Here’s what I don’t understand. A society with rules acceptable (generally, not absolutely) to libertarians has never existed. Not only has it never existed, I don’t believe it’s even been attempted. Even if you regard this country at its inception as close, the current welfare state (or even a more minimal version of it) is hardly unconstitutional. Yes, I know people make those arguments, but I haven’t seen a convincing one.

Further, the prospect that such a society could exist seems dismal. We’re social creatures. We are equipped to exist in a society with inter-dependencies and rules of conduct for the benefit of as many members of that as possible. Put crudely, Doug may be annoyed that he’s coerced into supporting certain policies, but they don’t threaten his livelihood.
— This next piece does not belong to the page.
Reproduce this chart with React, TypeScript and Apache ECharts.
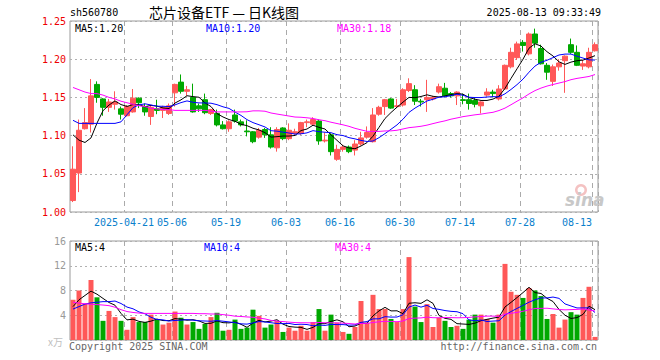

Removing welfare state policies will threaten the livelihoods of people (whether you think that’s morally correct situation or not). A libertarian would probably take issue with that, but remember that all I really need for that argument is the perception or short term realization of a threat. And does anyone really think libertarians could win an election on a platform of abolishing medicare and social security? They’d be demagogued right out the door.

With that state of affairs, how can we get very far from the welfare state? There’s an upper limit (which is far from where we are, given that Europe is still rolling along) and there’s a lower limit (perhaps closer to our current state), but a libertarian society is not within that range.

So given that this is an exercise in futility, why the complaining? If your preferred model of society is simply an impossibility, doesn’t that suggest a problem with your preference? The end result of communism sounds wonderful, but given that it’s an unworkable model of society, why would you advocate for it?

It’s not like I’m saying libertarianism should be ejected from the public sphere. Arguing for smaller government policies will always be one side of an argument and it will be right sometimes (how often you think so would be a determinant of your political worldview). You could get fairly close to a libertarian model regarding social and cultural issues, given that there’s less in the way of direct negative consequences for removing coercion and the arguments seem generally fuzzier.

I’m just saying, if your philosophical starting point for a model of society is “get the hell out of my business,” you’re doomed to failure. It’s simply not workable.